• **REQUEST**:
Give the listing again character for character, but drop the images.

• **DATASET EXTRACT**:
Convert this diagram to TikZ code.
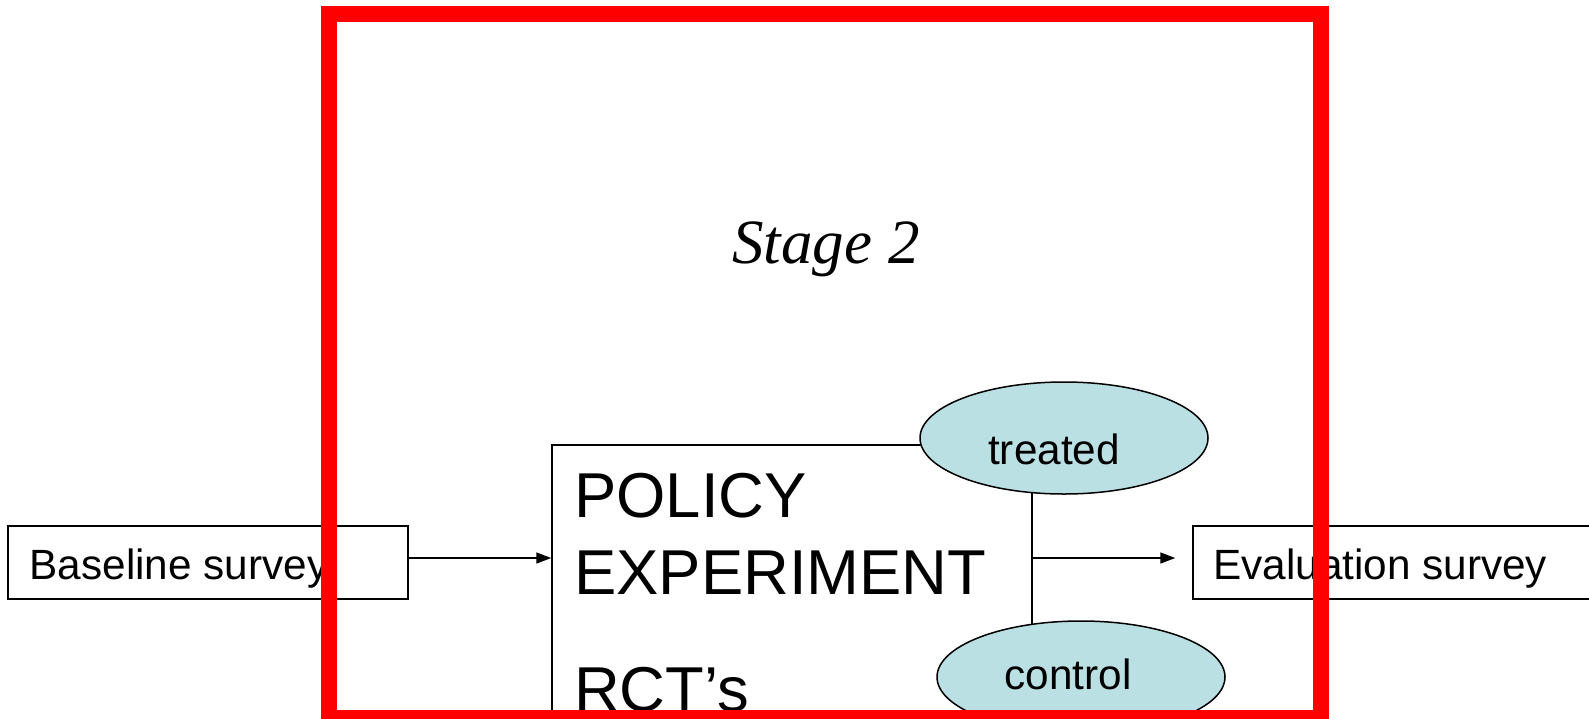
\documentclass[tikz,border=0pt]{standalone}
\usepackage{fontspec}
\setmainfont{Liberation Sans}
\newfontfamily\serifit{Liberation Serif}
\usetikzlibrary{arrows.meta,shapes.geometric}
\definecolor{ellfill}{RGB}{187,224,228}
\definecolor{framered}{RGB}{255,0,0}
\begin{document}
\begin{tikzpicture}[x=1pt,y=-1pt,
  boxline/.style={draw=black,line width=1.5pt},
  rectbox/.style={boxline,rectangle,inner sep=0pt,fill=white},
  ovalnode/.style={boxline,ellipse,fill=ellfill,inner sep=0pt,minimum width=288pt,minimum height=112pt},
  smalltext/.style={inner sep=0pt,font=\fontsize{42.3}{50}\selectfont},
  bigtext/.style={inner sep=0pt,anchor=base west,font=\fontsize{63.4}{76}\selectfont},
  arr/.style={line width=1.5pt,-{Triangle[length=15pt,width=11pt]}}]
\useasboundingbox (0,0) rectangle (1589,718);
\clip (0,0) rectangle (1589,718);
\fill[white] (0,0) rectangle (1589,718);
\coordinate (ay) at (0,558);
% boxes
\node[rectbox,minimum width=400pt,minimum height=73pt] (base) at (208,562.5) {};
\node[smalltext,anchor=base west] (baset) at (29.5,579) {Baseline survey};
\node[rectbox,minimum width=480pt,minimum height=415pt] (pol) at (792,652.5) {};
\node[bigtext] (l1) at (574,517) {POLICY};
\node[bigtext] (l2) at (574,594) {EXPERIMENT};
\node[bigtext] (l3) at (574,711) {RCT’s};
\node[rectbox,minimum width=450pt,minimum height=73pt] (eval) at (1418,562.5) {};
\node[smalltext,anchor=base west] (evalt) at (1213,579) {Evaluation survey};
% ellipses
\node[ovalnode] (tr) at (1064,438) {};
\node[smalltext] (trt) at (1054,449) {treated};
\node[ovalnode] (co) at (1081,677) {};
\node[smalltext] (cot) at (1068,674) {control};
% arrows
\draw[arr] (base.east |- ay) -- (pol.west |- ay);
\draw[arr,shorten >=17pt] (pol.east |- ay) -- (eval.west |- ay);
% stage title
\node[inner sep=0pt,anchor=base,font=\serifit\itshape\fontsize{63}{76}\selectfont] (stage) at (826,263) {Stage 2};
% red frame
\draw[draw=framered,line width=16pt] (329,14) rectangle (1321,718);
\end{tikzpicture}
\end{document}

• **EXERCISE SOLUTION**:
Convert this diagram to TikZ code.
\documentclass[tikz,border=0pt]{standalone}
\usepackage{fontspec}
\setmainfont{Liberation Sans}
\newfontfamily\serifit{Liberation Serif}
\usetikzlibrary{arrows.meta,shapes.geometric}
\definecolor{ellfill}{RGB}{187,224,228}
\definecolor{framered}{RGB}{255,0,0}
\begin{document}
\begin{tikzpicture}[x=1pt,y=-1pt,
  boxline/.style={draw=black,line width=1.5pt},
  rectbox/.style={boxline,rectangle,inner sep=0pt,fill=white},
  ovalnode/.style={boxline,ellipse,fill=ellfill,inner sep=0pt,minimum width=288pt,minimum height=112pt},
  smalltext/.style={inner sep=0pt,font=\fontsize{42.3}{50}\selectfont},
  bigtext/.style={inner sep=0pt,anchor=base west,font=\fontsize{63.4}{76}\selectfont},
  arr/.style={line width=1.5pt,-{Triangle[length=15pt,width=11pt]}}]
\useasboundingbox (0,0) rectangle (1589,718);
\clip (0,0) rectangle (1589,718);
\fill[white] (0,0) rectangle (1589,718);
\coordinate (ay) at (0,558);
% boxes
\node[rectbox,minimum width=400pt,minimum height=73pt] (base) at (208,562.5) {};
\node[smalltext,anchor=base west] (baset) at (29.5,579) {Baseline survey};
\node[rectbox,minimum width=480pt,minimum height=415pt] (pol) at (792,652.5) {};
\node[bigtext] (l1) at (574,517) {POLICY};
\node[bigtext] (l2) at (574,594) {EXPERIMENT};
\node[bigtext] (l3) at (574,711) {RCT’s};
\node[rectbox,minimum width=450pt,minimum height=73pt] (eval) at (1418,562.5) {};
\node[smalltext,anchor=base west] (evalt) at (1213,579) {Evaluation survey};
% ellipses
\node[ovalnode] (tr) at (1064,438) {};
\node[smalltext] (trt) at (1054,449) {treated};
\node[ovalnode] (co) at (1081,677) {};
\node[smalltext] (cot) at (1068,674) {control};
% arrows
\draw[arr] (base.east |- ay) -- (pol.west |- ay);
\draw[arr,shorten >=17pt] (pol.east |- ay) -- (eval.west |- ay);
% stage title
\node[inner sep=0pt,anchor=base,font=\serifit\itshape\fontsize{63}{76}\selectfont] (stage) at (826,263) {Stage 2};
% red frame
\draw[draw=framered,line width=16pt] (329,14) rectangle (1321,718);
\end{tikzpicture}
\end{document}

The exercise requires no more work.